A few years ago, the Legion experimented with 100,000 poppies that did, indeed, come with a clip on the end of the pin that veterans and members affixed to many a patriotic Canadian.

"The responses we got back, the members said they prefer to keep it as a straight pin without the little knob on the end," explains Clark. "That's why we have gone back to the original standard poppy design."

But there's another reason a new, improved version of the standard poppy is Mission: Improbable.

After paying the cost of production, a few cents each for the 18 million poppies the Legion distributes every year, the proceeds — about $15 million in donations — go to helping needy veterans. The more it costs to make a poppy, the less the vets get.

So the Legion doesn't mind if citizens buy more than one poppy and, for that, Clark makes no apologies. "That is the positive side of this. The veterans will receive more support if you buy a second poppy."

Or third, or fourth.

"It works out well that way," he adds, stifling a chuckle. "It's not planned, but it works out well."

That said, Legion officials remain ready to help the poppy-challenged help themselves.

"Some people have come up with their own ideas and that's certainly fine."

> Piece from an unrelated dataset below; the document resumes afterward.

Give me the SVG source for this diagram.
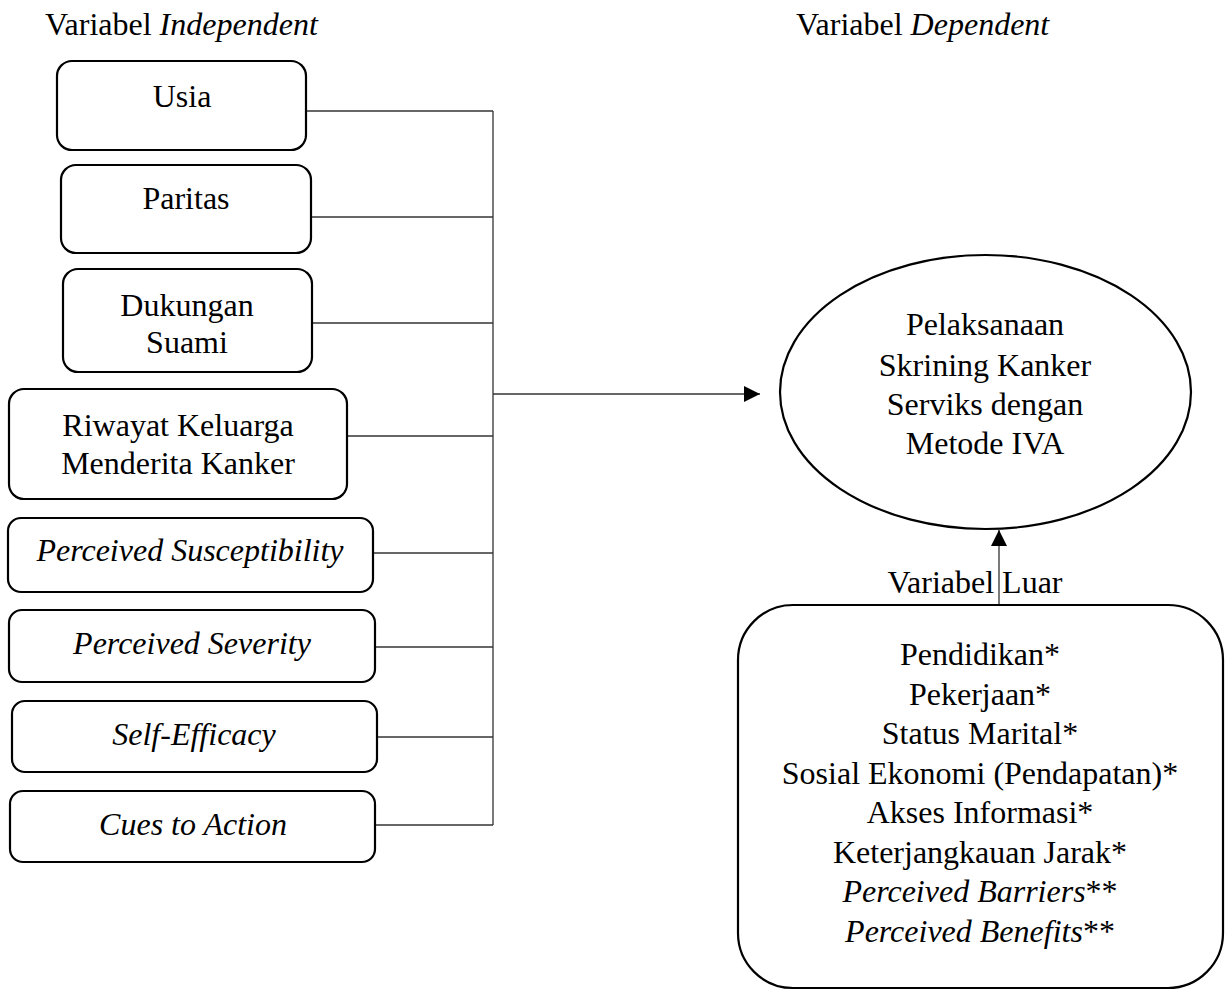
<svg xmlns="http://www.w3.org/2000/svg" width="1230" height="990" viewBox="0 0 1230 990">
<style>
text{font-family:"Liberation Serif","Times New Roman",serif;font-size:32px;fill:#000;text-anchor:middle}
.i{font-style:italic}
.box{fill:#fff;stroke:#000;stroke-width:2.2}
.ln{fill:none;stroke:#333;stroke-width:1.3}
</style>
<defs>
<marker id="ah" markerWidth="16" markerHeight="16" refX="16" refY="8" orient="auto" markerUnits="userSpaceOnUse">
<path d="M0,0 L16,8 L0,16 Z" fill="#000"/>
</marker>
</defs>
<rect width="1230" height="990" fill="#fff"/>
<g id="headers">
<text x="45" y="35" style="text-anchor:start">Variabel <tspan class="i">Independent</tspan></text>
<text x="796" y="35" style="text-anchor:start">Variabel <tspan class="i">Dependent</tspan></text>
</g>
<g id="connectors">
<line class="ln" x1="306" y1="111" x2="493" y2="111"/>
<line class="ln" x1="311" y1="217" x2="493" y2="217"/>
<line class="ln" x1="312" y1="323" x2="493" y2="323"/>
<line class="ln" x1="347" y1="436" x2="493" y2="436"/>
<line class="ln" x1="373" y1="553" x2="493" y2="553"/>
<line class="ln" x1="375" y1="647" x2="493" y2="647"/>
<line class="ln" x1="377" y1="737" x2="493" y2="737"/>
<line class="ln" x1="375" y1="825" x2="493" y2="825"/>
<line class="ln" x1="493" y1="111" x2="493" y2="825"/>
<line class="ln" x1="493" y1="394" x2="760" y2="394" marker-end="url(#ah)"/>
<line class="ln" x1="999" y1="605" x2="999" y2="530" marker-end="url(#ah)"/>
</g>
<g id="usia"><rect class="box" x="57" y="61" width="249" height="89" rx="15"/><text x="182" y="107">Usia</text></g>
<g id="paritas"><rect class="box" x="61" y="165" width="250" height="88" rx="15"/><text x="186" y="209">Paritas</text></g>
<g id="dukungan"><rect class="box" x="63" y="269" width="249" height="103" rx="15"/><text x="187" y="316">Dukungan</text><text x="187" y="353">Suami</text></g>
<g id="riwayat"><rect class="box" x="9" y="389" width="338" height="110" rx="15"/><text x="178" y="436">Riwayat Keluarga</text><text x="178" y="474">Menderita Kanker</text></g>
<g id="susceptibility"><rect class="box" x="8" y="518" width="365" height="74" rx="13"/><text class="i" x="190" y="561">Perceived Susceptibility</text></g>
<g id="severity"><rect class="box" x="9" y="610" width="366" height="72" rx="13"/><text class="i" x="192" y="654">Perceived Severity</text></g>
<g id="efficacy"><rect class="box" x="12" y="701" width="365" height="71" rx="13"/><text class="i" x="194" y="745">Self-Efficacy</text></g>
<g id="cues"><rect class="box" x="10" y="791" width="365" height="71" rx="13"/><text class="i" x="193" y="835">Cues to Action</text></g>
<g id="pelaksanaan">
<ellipse class="box" cx="985.5" cy="392" rx="205.5" ry="137"/>
<text x="985" y="335">Pelaksanaan</text>
<text x="985" y="376">Skrining Kanker</text>
<text x="985" y="415">Serviks dengan</text>
<text x="985" y="454">Metode IVA</text>
</g>
<g id="luar-label"><text x="975" y="593">Variabel Luar</text></g>
<g id="luar">
<rect class="box" x="738" y="605" width="485" height="383" rx="55"/>
<text x="980" y="665">Pendidikan*</text>
<text x="980" y="704.5">Pekerjaan*</text>
<text x="980" y="744">Status Marital*</text>
<text x="980" y="783.5">Sosial Ekonomi (Pendapatan)*</text>
<text x="980" y="823">Akses Informasi*</text>
<text x="980" y="862.5">Keterjangkauan Jarak*</text>
<text x="980" y="902"><tspan class="i">Perceived Barriers</tspan>**</text>
<text x="980" y="941.5"><tspan class="i">Perceived Benefits</tspan>**</text>
</g>
</svg>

One method: Bend the end of the pin into a hook to keep it from falling. Or use a Canadian flag pin or other such pin with a pinch-clasp to secure the poppy.

You end up with a flag in the centre of the poppy but it beats the alternative, says Monte Kwinter, Ontario's minister of community safety and correctional services, who alternates pins featuring the Maple Leaf and the provincial coat of arms.

"This way it's there and it stays there," adds the veteran politician, who grew tired of showing up for public events only to discover — too late — that his poppy had popped off.

"Every time I'd go somewhere I thought I was wearing one, and I'd see everyone else is wearing one, but I don't have one. You'd get any kind of pressure on it and it would come out."

While the Legion doesn't like to see its members affixing poppies to people that way, officials don't mind when civilians do it.

"The most important thing is they're actually wearing a poppy," says Clark. "As long as that's happening, we're happy."

Meanwhile, the research and development continues.

The Legion is working with a supplier making poppy stickers with glue that won't ruin fabric and leather — perfect for kids who lose poppies even quicker than adults.

For now, Legion branches sell red plastic "We remember" wristbands for children. Also available are poppy scarf pins, earrings, tie tacks and metal poppy pins that use clasps or two-piece magnets to stay attached to clothes.

The Legion began selling poppies four years after the end of World War I. They were made by disabled veterans and production continued until 1996 in sheltered workshops run by Veterans Affairs Canada in Toronto and Montreal, staffed by disabled former members of the military and their dependants. Poppies are now made by a private company.